- _Aim_: Work out how many lines in the listing below include the word "React". Give nothing but the number.

Rows from a dataset of charts and code
================================
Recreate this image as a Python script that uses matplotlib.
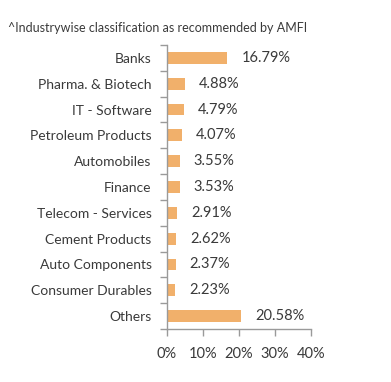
import matplotlib
matplotlib.use("Agg")
import matplotlib.pyplot as plt
import numpy as np

categories = ["Banks", "Pharma. & Biotech", "IT - Software", "Petroleum Products",
              "Automobiles", "Finance", "Telecom - Services", "Cement Products",
              "Auto Components", "Consumer Durables", "Others"]
values = [16.79, 4.88, 4.79, 4.07, 3.55, 3.53, 2.91, 2.62, 2.37, 2.23, 20.58]
xticks = [0, 10, 20, 30, 40]
title = "^Industrywise classification as recommended by AMFI"

plt.rcParams['font.family'] = ['Lato', 'DejaVu Sans']
text_color = "#3a3a3a"
spine_color = "#9a9a9a"
bar_color = "#F1B06B"

fig = plt.figure(figsize=(3.91, 3.82), dpi=100)
ax = fig.add_axes([167/391, 1-329/382, 144/391, 284/382])

y = np.arange(len(categories))
ax.barh(y, values, height=0.46, color=bar_color)
for yi, v in zip(y, values):
    ax.annotate(f"{v:.2f}%", (v, yi), xytext=(10, 0), textcoords="offset points",
                va="center", ha="left", fontsize=10.5, color=text_color)

ax.set_ylim(len(categories)-0.5, -0.5)
ax.set_xlim(0, 40)
ax.set_yticks(y)
ax.set_yticklabels(categories, fontsize=10, color=text_color)
ax.set_yticks(np.arange(-0.5, len(categories), 1), minor=True)
ax.tick_params(axis='y', which='major', length=0, pad=11)
ax.tick_params(axis='y', which='minor', length=5, color=spine_color, width=1)
ax.set_xticks(xticks)
ax.set_xticklabels([f"{t}%" for t in xticks], fontsize=10.5, color=text_color)
ax.tick_params(axis='x', length=5, color=spine_color, width=1, pad=8)
for s in ['top', 'right']:
    ax.spines[s].set_visible(False)
for s in ['left', 'bottom']:
    ax.spines[s].set_color(spine_color)
    ax.spines[s].set_linewidth(1)

fig.text(8/391, 1-28/382, title, fontsize=9, color=text_color, va="center", ha="left")

fig.savefig("out.png", dpi=100)
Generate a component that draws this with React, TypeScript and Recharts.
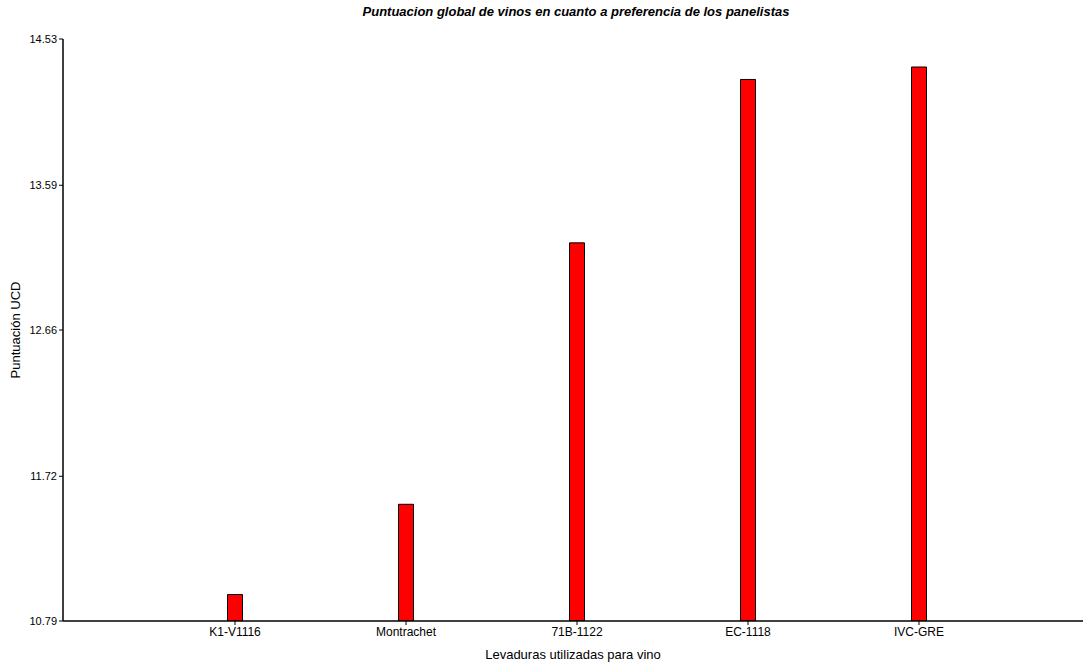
import React from 'react';
import { BarChart, Bar, XAxis, YAxis } from 'recharts';

const categories = ['K1-V1116', 'Montrachet', '71B-1122', 'EC-1118', 'IVC-GRE'];
const scores = [10.96, 11.54, 13.22, 14.27, 14.35];
const yTicks = [10.79, 11.72, 12.66, 13.59, 14.53];

const data = categories.map((c, i) => ({ name: c, value: scores[i] }));

const font = '"Liberation Sans", Arial, sans-serif';

export default function App() {
  return (
    <div style={{ position: 'absolute', left: 0, top: 0, width: 1085, height: 665, fontFamily: font, background: '#fff' }}>
      <div style={{ position: 'absolute', top: 4, left: 63, width: 1026, textAlign: 'center', fontSize: 13, lineHeight: '15px', fontWeight: 'bold', fontStyle: 'italic', fontFamily: font, color: '#000' }}>
        Puntuacion global de vinos en cuanto a preferencia de los panelistas
      </div>
      <BarChart width={1085} height={665} data={data} margin={{ top: 39, right: 2, left: 0, bottom: 0 }}>
        <XAxis
          dataKey="name"
          height={44}
          padding={{ left: 86.5, right: 78.5 }}
          tickSize={4}
          tick={{ fill: '#000', fontSize: 12, fontFamily: font }}
          axisLine={{ stroke: '#000', strokeWidth: 1.5 }}
          tickLine={{ stroke: '#000' }}
          label={{ value: 'Levaduras utilizadas para vino', position: 'insideBottom', offset: 6, fill: '#000', fontSize: 13, fontFamily: font }}
        />
        <YAxis
          width={63}
          domain={[10.79, 14.53]}
          ticks={yTicks}
          allowDataOverflow
          tickSize={4}
          tick={{ fill: '#000', fontSize: 11, fontFamily: font }}
          axisLine={{ stroke: '#000', strokeWidth: 1.5 }}
          tickLine={{ stroke: '#000' }}
          label={{ value: 'Puntuación UCD', angle: -90, position: 'insideLeft', offset: 15, fill: '#000', fontSize: 13, fontFamily: font, style: { textAnchor: 'middle' } }}
        />
        <Bar dataKey="value" fill="#ff0000" stroke="#000" strokeWidth={1} barSize={15} isAnimationActive={false} />
      </BarChart>
    </div>
  );
}
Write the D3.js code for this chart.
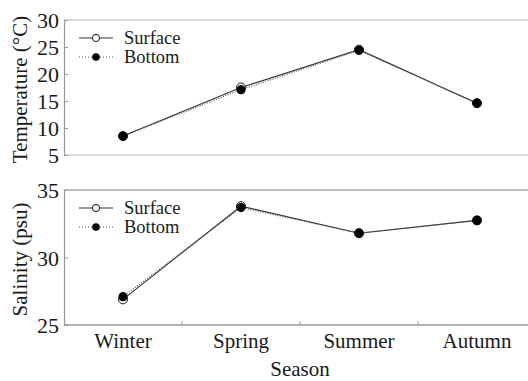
<!DOCTYPE html>
<html>
<head>
<meta charset="utf-8">
<script src="https://cdn.jsdelivr.net/npm/d3@7/dist/d3.min.js"></script>
<style>
  html, body { margin: 0; padding: 0; background: #fff; }
  svg { display: block; }
</style>
</head>
<body>
<svg id="chart" width="528" height="381"></svg>
<script>
// Seasonal water properties at the surface and at the bottom
const seasons = ["Winter", "Spring", "Summer", "Autumn"];
const tempSurface = [8.5, 17.5, 24.5, 14.6];
const tempBottom  = [8.5, 17.1, 24.4, 14.6];
const salSurface  = [26.9, 33.8, 31.8, 32.75];
const salBottom   = [27.1, 33.7, 31.8, 32.75];
const tempTicks = [5, 10, 15, 20, 25, 30];
const salTicks  = [25, 30, 35];

const FONT = "'Liberation Serif', 'Times New Roman', Times, serif";
const INK = "#1a1a1a";

const svg = d3.select("#chart");
const left = 64, right = 536;

const x = d3.scaleBand().domain(seasons).range([left, right]);
const xc = d => x(d) + x.bandwidth() / 2;

const panels = [
  { top: 20, bottom: 155, domain: [5, 30], ticks: tempTicks,
    surface: tempSurface, bottom_: tempBottom, title: "Temperature (°C)",
    frameTop: "#cfcfcf", frameBottom: "#cfcfcf" },
  { top: 190, bottom: 325, domain: [25, 35], ticks: salTicks,
    surface: salSurface, bottom_: salBottom, title: "Salinity (psu)",
    frameTop: "#aaa", frameBottom: "#999" }
];

function label(sel, size) {
  return sel.attr("font-family", FONT).attr("font-size", size).attr("fill", INK);
}

panels.forEach((p, i) => {
  const y = d3.scaleLinear().domain(p.domain).range([p.bottom, p.top]);
  const g = svg.append("g");

  // frame: top and bottom rules plus the left spine
  g.append("line").attr("x1", left).attr("x2", right)
    .attr("y1", p.top).attr("y2", p.top)
    .attr("stroke", p.frameTop).attr("stroke-width", 1.5);
  g.append("line").attr("x1", left).attr("x2", right)
    .attr("y1", p.bottom).attr("y2", p.bottom)
    .attr("stroke", p.frameBottom).attr("stroke-width", 1.5);

  // y axis with small inward ticks
  const yAxis = d3.axisLeft(y).tickValues(p.ticks).tickSize(-4).tickPadding(5)
    .tickFormat(d3.format("d"));
  const ya = g.append("g").attr("transform", `translate(${left},0)`).call(yAxis)
    .attr("font-family", FONT).attr("font-size", 22);
  ya.select(".domain").attr("stroke", "#999").attr("stroke-width", 1.2);
  ya.selectAll(".tick line").attr("stroke", "#999");
  ya.selectAll(".tick text").attr("fill", INK).attr("dy", "0.35em");

  // y title
  label(g.append("text"), 21)
    .attr("transform", `translate(27,${(p.top + p.bottom) / 2 + 2}) rotate(-90)`)
    .attr("text-anchor", "middle")
    .text(p.title);

  const line = d3.line().x((d, j) => xc(seasons[j])).y(d => y(d));

  // surface series: solid line, open markers
  g.append("path").datum(p.surface).attr("d", line)
    .attr("fill", "none").attr("stroke", "#333").attr("stroke-width", 1.1);
  // bottom series: dotted line, filled markers
  g.append("path").datum(p.bottom_).attr("d", line)
    .attr("fill", "none").attr("stroke", "#555").attr("stroke-width", 1.2)
    .attr("stroke-dasharray", "1,1.5");

  g.selectAll(".surf").data(p.surface).join("circle")
    .attr("cx", (d, j) => xc(seasons[j])).attr("cy", d => y(d))
    .attr("r", 4.5).attr("fill", "#fff").attr("stroke", "#111").attr("stroke-width", 1);
  g.selectAll(".bot").data(p.bottom_).join("circle")
    .attr("cx", (d, j) => xc(seasons[j])).attr("cy", d => y(d))
    .attr("r", 4.6).attr("fill", "#000");

  // legend
  const lg = g.append("g");
  const ly1 = p.top + 18, ly2 = p.top + 37;
  lg.append("line").attr("x1", 79).attr("x2", 113).attr("y1", ly1).attr("y2", ly1)
    .attr("stroke", "#333").attr("stroke-width", 1);
  lg.append("circle").attr("cx", 96).attr("cy", ly1).attr("r", 3.6)
    .attr("fill", "#fff").attr("stroke", "#111").attr("stroke-width", 1);
  lg.append("line").attr("x1", 79).attr("x2", 113).attr("y1", ly2).attr("y2", ly2)
    .attr("stroke", "#555").attr("stroke-width", 1.2).attr("stroke-dasharray", "1,2");
  lg.append("circle").attr("cx", 96).attr("cy", ly2).attr("r", 3.8).attr("fill", "#000");
  label(lg.append("text"), 18.5).attr("x", 124).attr("y", ly1 + 6).text("Surface");
  label(lg.append("text"), 18.5).attr("x", 124).attr("y", ly2 + 6).text("Bottom");

  // x axis on the lower panel: ticks at category boundaries, labels centred
  if (i === 1) {
    const bounds = seasons.slice(1).map(s => x(s));
    g.selectAll(".xt").data(bounds).join("line")
      .attr("x1", d => d).attr("x2", d => d)
      .attr("y1", p.bottom).attr("y2", p.bottom - 4)
      .attr("stroke", "#999");
    label(g.selectAll(".xl").data(seasons).join("text"), 21)
      .attr("x", d => xc(d)).attr("y", p.bottom + 23)
      .attr("text-anchor", "middle")
      .text(d => d);
    label(g.append("text"), 21).attr("x", (left + right) / 2).attr("y", 376)
      .attr("text-anchor", "middle").text("Season");
  }
});
</script>
</body>
</html>
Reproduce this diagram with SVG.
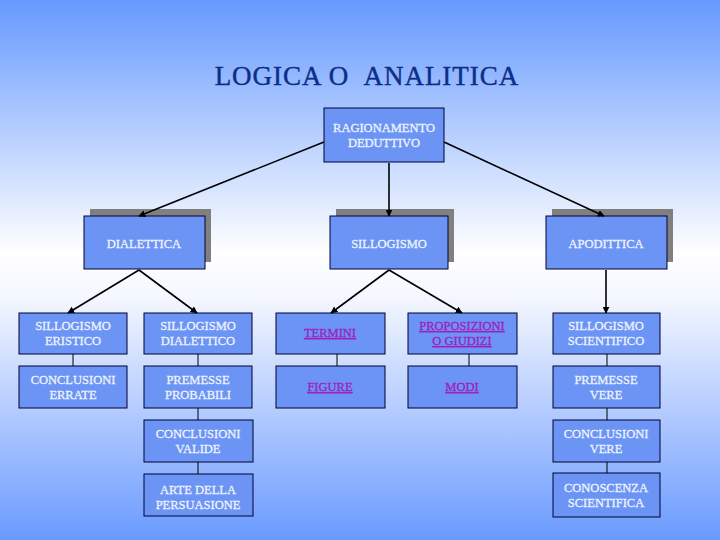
================================
- _Written answer_: 2